フィリピンを拠点に、特殊詐欺を働き、さらには「闇バイト」を駆使して、強盗殺人まで犯していた犯罪グループの存在は、記憶に新しいところだろう。なぜ彼らのような犯罪グループが生まれたのか? そして、その組織や手口はどのように変異していくのか? 長年、アウトローと経済事件の取材を重ねてきた著者が、その歴史を追い、実態を暴いた『特殊詐欺と連続強盗』(文春新書)を一部抜粋して紹介する。(全2回の1回目/2回目に続く)
強盗殺人事件の意外な黒幕
2023年1月、凄惨な強盗殺人事件のニュースが、日本列島からお正月気分を吹き飛ばした。
1月19日、東京都狛江市駒井町の住宅で、この家の住人である当時90歳の女性が倒れているのが見つかり、現場で死亡が確認された。女性は両手首を結束バンドで縛られ、顔から血を流していた。死因は殴打されたことによる多発外傷で、犯人から激しい暴行を受けたものと見られた。
さらに不気味だったのは、これと関連があると見られる強盗事件が全国で相次いでいたことだ。
警察庁は同月26日、同一グループによる犯行が疑われる強盗事件が東京、茨城、栃木、埼玉、千葉、神奈川、広島、山口の8都県で14件起きていることを明らかにした。同時に、京都と大阪の両府で起きた強盗事件と、群馬、滋賀、岡山、福岡の各県で起きた窃盗事件などが、同一グループによるものである可能性も指摘した。
実行犯が芋づる式に逮捕されると、彼らを海外から操っていた黒幕の存在も明らかになった。
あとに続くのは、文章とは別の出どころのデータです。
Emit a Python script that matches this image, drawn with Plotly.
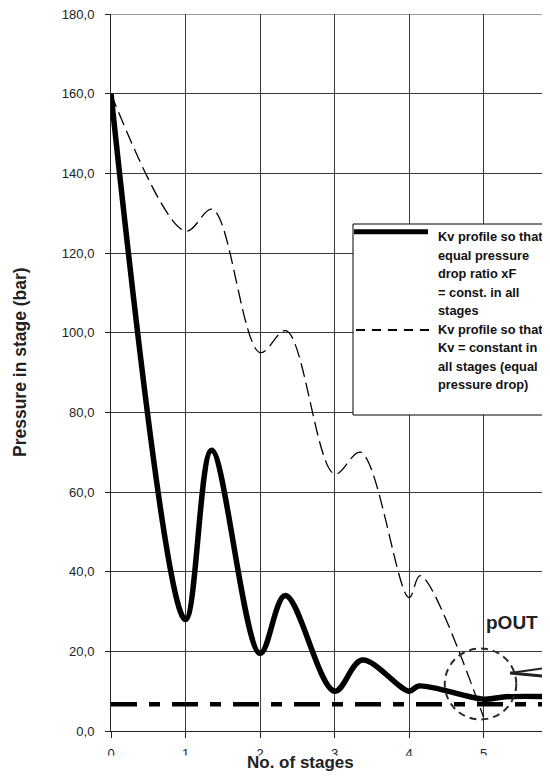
import plotly.graph_objects as go

# ---------------- data ----------------
stage_xf = [0, 1, 1.35, 2, 2.34, 3, 3.37, 4, 4.13, 5, 5.3, 6]
pressure_xf = [160, 28, 70.5, 19.5, 34, 10, 17.8, 10, 11.3, 8.0, 8.6, 8.6]

stage_kv = [0, 1, 1.36, 2, 2.35, 3, 3.35, 4, 4.15, 5]
pressure_kv = [160, 125.5, 131, 95, 100.5, 64.5, 70, 33.5, 39, 3.5]

pout_stages = [0, 6]
pout_pressure = [6.7, 6.7]

y_tickvals = [0, 20, 40, 60, 80, 100, 120, 140, 160, 180]
y_ticktext = ["0,0", "20,0", "40,0", "60,0", "80,0", "100,0", "120,0", "140,0", "160,0", "180,0"]
x_tickvals = [0, 1, 2, 3, 4, 5, 6]
x_ticktext = ["0", "1", "2", "3", "4", "5", "6"]

name_xf = "Kv profile so that<br>equal pressure<br>drop ratio xF<br>= const. in all<br>stages"
name_kv = "Kv profile so that<br>Kv = constant in<br>all stages (equal<br>pressure drop)"

# ---------------- geometry (page pixels; page body has an 8px margin) ----------------
OFF = 8
PAGE_W, PAGE_H = 550, 777
W, H = PAGE_W - OFF, PAGE_H - OFF
PLOT_L, PLOT_R, PLOT_T, PLOT_B = 111, 550, 14, 731          # page pixels
ML, MR, MT, MB = PLOT_L - OFF, 0, PLOT_T - OFF, H - (PLOT_B - OFF)
PW, PH = PLOT_R - PLOT_L, PLOT_B - PLOT_T


def px(xp):
    return (xp - PLOT_L) / PW


def py(yp):
    return (PLOT_B - yp) / PH


BOLD = "Liberation Sans, Arial, Helvetica, sans-serif"
REG = "Liberation Sans, Arial, sans-serif"
GRID = "#3a3a3a"

fig = go.Figure()
fig.add_trace(go.Scatter(x=pout_stages, y=pout_pressure, mode="lines", name="pOUT",
                         line=dict(color="black", width=4.5, dash="26px,12px,11px,12px"),
                         showlegend=False))
fig.add_trace(go.Scatter(x=stage_kv, y=pressure_kv, mode="lines", name=name_kv,
                         line=dict(color="black", width=1.3, dash="14px,6px", shape="spline", smoothing=1),
                         showlegend=False))
fig.add_trace(go.Scatter(x=stage_xf, y=pressure_xf, mode="lines", name=name_xf,
                         line=dict(color="black", width=5.5, shape="spline", smoothing=1),
                         showlegend=False))

shapes = []
# top gridline (180,0) with its tick
shapes.append(dict(type="line", xref="paper", yref="y", x0=px(106), x1=px(PAGE_W + 5), y0=180, y1=180,
                   line=dict(color=GRID, width=1), layer="below"))
# pOUT circle and pointer
shapes.append(dict(type="circle", xref="x", yref="y", x0=4.48, x1=5.44, y0=2.9, y1=20.7,
                   line=dict(color="#2a2a2a", width=2, dash="7px,5px")))
shapes.append(dict(type="line", xref="paper", yref="paper", x0=px(510), y0=py(673), x1=px(552), y1=py(667),
                   line=dict(color="#222", width=2)))
shapes.append(dict(type="line", xref="paper", yref="paper", x0=px(510), y0=py(673), x1=px(552), y1=py(677),
                   line=dict(color="#222", width=3)))
# legend box
shapes.append(dict(type="rect", xref="paper", yref="paper", x0=px(353), x1=px(560), y0=py(415), y1=py(224),
                   fillcolor="white", line=dict(color="black", width=1), layer="above"))
shapes.append(dict(type="line", xref="paper", yref="paper", x0=px(354), x1=px(428), y0=py(231.7), y1=py(231.7),
                   line=dict(color="black", width=5)))
shapes.append(dict(type="line", xref="paper", yref="paper", x0=px(356), x1=px(430), y0=py(330), y1=py(330),
                   line=dict(color="black", width=1.8, dash="9px,7px")))
# white band that hides the lower half of the x tick labels (as in the reference)
shapes.append(dict(type="rect", xref="paper", yref="paper", x0=px(0), x1=px(PAGE_W + 5), y0=py(PAGE_H + 5),
                   y1=py(755.5), fillcolor="white", line=dict(width=0), layer="above"))

annotations = []
for i, t in enumerate(name_xf.split("<br>")):
    annotations.append(dict(text=t, xref="paper", yref="paper", x=px(436), y=py(236.7 + 18.55 * i),
                            xanchor="left", yanchor="middle", showarrow=False,
                            font=dict(family=BOLD, size=12.8, color="#111", weight="bold")))
for i, t in enumerate(name_kv.split("<br>")):
    annotations.append(dict(text=t, xref="paper", yref="paper", x=px(436), y=py(329 + 18.55 * i),
                            xanchor="left", yanchor="middle", showarrow=False,
                            font=dict(family=BOLD, size=12.8, color="#111", weight="bold")))
annotations.append(dict(text="pOUT", xref="paper", yref="paper", x=px(512), y=py(622),
                        xanchor="center", yanchor="middle", showarrow=False,
                        font=dict(family=BOLD, size=19, color="#222", weight="bold")))
annotations.append(dict(text="No. of stages", xref="paper", yref="paper", x=px(300), y=py(763),
                        xanchor="center", yanchor="middle", showarrow=False,
                        font=dict(family=BOLD, size=17, color="#222", weight="bold")))
annotations.append(dict(text="Pressure in stage (bar)", xref="paper", yref="paper", x=px(20), y=py(362),
                        xanchor="center", yanchor="middle", showarrow=False, textangle=-90,
                        font=dict(family=BOLD, size=17.5, color="#222", weight="bold")))

fig.update_layout(
    width=W, height=H, autosize=False,
    margin=dict(l=ML, r=MR, t=MT, b=MB, pad=0),
    paper_bgcolor="white", plot_bgcolor="white",
    showlegend=False,
    shapes=shapes, annotations=annotations,
    xaxis=dict(range=[0, PW / 74.5], tickvals=x_tickvals, ticktext=x_ticktext,
               showgrid=True, gridcolor=GRID, gridwidth=1,
               showline=True, linecolor="#222", linewidth=1,
               ticks="outside", ticklen=6, tickcolor="#222", ticklabelstandoff=4,
               tickfont=dict(family=REG, size=13, color="#222"),
               ticklabeloverflow="allow",
               zeroline=False, fixedrange=True),
    yaxis=dict(range=[0, 180], tickvals=y_tickvals, ticktext=y_ticktext,
               showgrid=True, gridcolor=GRID, gridwidth=1,
               showline=True, linecolor="#222", linewidth=1,
               ticks="outside", ticklen=5, tickcolor="#222", ticklabelstandoff=8,
               tickfont=dict(family=REG, size=13, color="#222"),
               ticklabeloverflow="allow",
               zeroline=False, fixedrange=True),
)

fig.write_html("out.html")
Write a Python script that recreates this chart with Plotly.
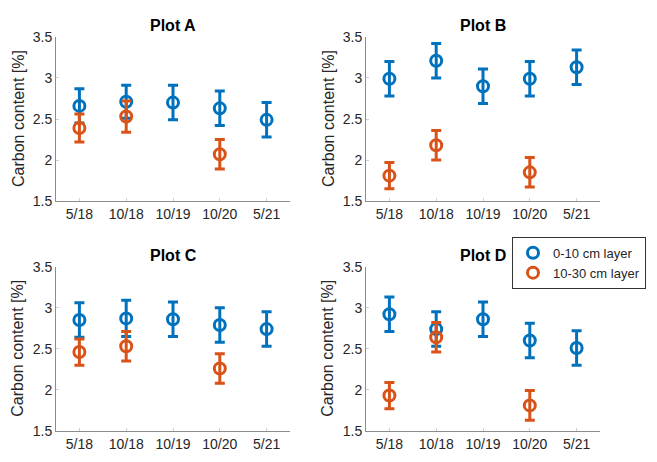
import plotly.graph_objects as go

dates = ["5/18", "10/18", "10/19", "10/20", "5/21"]
panels = ["Plot A", "Plot B", "Plot C", "Plot D"]

# 0-10 cm layer (blue)
top_vals = {
    "Plot A": [2.66, 2.71, 2.70, 2.63, 2.49],
    "Plot B": [2.99, 3.21, 2.90, 2.99, 3.13],
    "Plot C": [2.85, 2.87, 2.86, 2.79, 2.74],
    "Plot D": [2.92, 2.74, 2.86, 2.60, 2.51],
}
top_err = {
    "Plot A": [0.21, 0.20, 0.21, 0.21, 0.21],
    "Plot B": [0.21, 0.21, 0.21, 0.21, 0.21],
    "Plot C": [0.21, 0.22, 0.21, 0.21, 0.21],
    "Plot D": [0.21, 0.21, 0.21, 0.21, 0.21],
}
# 10-30 cm layer (orange)
deep_vals = {
    "Plot A": [2.39, 2.53, None, 2.07, None],
    "Plot B": [1.81, 2.18, None, 1.85, None],
    "Plot C": [2.46, 2.53, None, 2.26, None],
    "Plot D": [1.93, 2.64, None, 1.81, None],
}
deep_err = {
    "Plot A": [0.17, 0.19, None, 0.18, None],
    "Plot B": [0.16, 0.18, None, 0.18, None],
    "Plot C": [0.16, 0.18, None, 0.18, None],
    "Plot D": [0.16, 0.18, None, 0.18, None],
}
series_names = ["0-10 cm layer", "10-30 cm layer"]
ytick_vals = [1.5, 2, 2.5, 3, 3.5]
ytick_text = ["1.5", "2", "2.5", "3", "3.5"]

BLUE = "#0072BD"
ORANGE = "#D95319"
W, H = 657, 462

# pixel boxes of the plot areas (left, right, top, bottom)
boxes = {
    "Plot A": (56, 290, 30, 200),
    "Plot B": (366, 600, 30, 200),
    "Plot C": (56, 290, 268, 438),
    "Plot D": (366, 600, 268, 438),
}

fig = go.Figure()
layout = dict(
    width=W, height=H,
    margin=dict(l=0, r=0, t=0, b=0),
    paper_bgcolor="white", plot_bgcolor="white",
    font=dict(family="Liberation Sans, Arial, sans-serif", size=14, color="#262626"),
    annotations=[],
    showlegend=True,
)

for i, p in enumerate(panels):
    n = i + 1
    xa = "x" if n == 1 else f"x{n}"
    ya = "y" if n == 1 else f"y{n}"
    l, r, t, b = boxes[p]
    xdom = [l / W, r / W]
    ydom = [1 - b / H, 1 - t / H]
    for vals, errs, color, name in [
        (top_vals[p], top_err[p], BLUE, series_names[0]),
        (deep_vals[p], deep_err[p], ORANGE, series_names[1]),
    ]:
        fig.add_trace(go.Scatter(
            x=dates, y=vals, xaxis=xa, yaxis=ya, mode="markers", name=name,
            showlegend=(p == "Plot D"),
            marker=dict(symbol="circle-open", size=11, color=color,
                        line=dict(width=3, color=color)),
            error_y=dict(type="data", array=[e if e is not None else 0 for e in errs],
                         visible=True, color=color, thickness=3, width=5),
        ))
    axcommon = dict(showgrid=False, zeroline=False, showline=True, linecolor="#8c8c8c",
                    linewidth=1, ticks="inside", ticklen=3, tickcolor="#d0d0d0",
                    tickfont=dict(size=14, color="#262626"), fixedrange=True)
    layout["xaxis" if n == 1 else f"xaxis{n}"] = dict(
        domain=xdom, anchor=ya, type="category", range=[-0.5, 4.5],
        categoryorder="array", categoryarray=dates, **axcommon)
    layout["yaxis" if n == 1 else f"yaxis{n}"] = dict(
        domain=ydom, anchor=xa, range=[1.5, 3.5], tickvals=ytick_vals,
        ticktext=ytick_text, **axcommon)
    layout["annotations"].append(dict(
        text="<b>" + p + "</b>", x=(xdom[0] + xdom[1]) / 2, y=1 - (t - 12) / H,
        xref="paper", yref="paper", showarrow=False, xanchor="center", yanchor="middle",
        font=dict(size=16, color="#000000")))
    layout["annotations"].append(dict(
        text="Carbon content [%]", x=(l - 38) / W, y=(ydom[0] + ydom[1]) / 2,
        xref="paper", yref="paper", showarrow=False, textangle=-90,
        xanchor="center", yanchor="middle", font=dict(size=16, color="#262626")))

layout["legend"] = dict(
    x=512 / W, y=1 - 237 / H, xanchor="left", yanchor="top",
    bgcolor="white", bordercolor="#333333", borderwidth=1,
    font=dict(size=13, color="#262626"), tracegroupgap=0,
)
fig.update_layout(**layout)
fig.write_html("out.html", config={"displayModeBar": False},
               post_script="document.body.style.margin='0';")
警視庁は2023年2月、フィリピンから強制送還された4人の日本人男性を逮捕した。直接の逮捕容疑は、2019年に都内の高齢者らにうその電話をかけ、キャッシュカードをだまし取ったとされる窃盗容疑だ。つまりは特殊詐欺事件である。
この特殊詐欺の容疑者らの中に、「ルフィ」や「キム」などと名乗り、連続強盗の実行犯を動かしていた指示役がいたのである。
警視庁は2023年6月29日、4人のうちのひとりである今村磨人被告(当時39歳)が、2022年5月に京都市の時計販売店から高級腕時計6900万円相当が奪われた事件の指示を出していたとして、強盗容疑で再逮捕した。この事件で、奪われた腕時計を運んだとして逮捕・起訴された22歳の男が今村被告の銀行口座に現金を振り込んでいたほか、警察の調べに対し「ルフィと名乗る人物に指示された」などと供述していたのだ。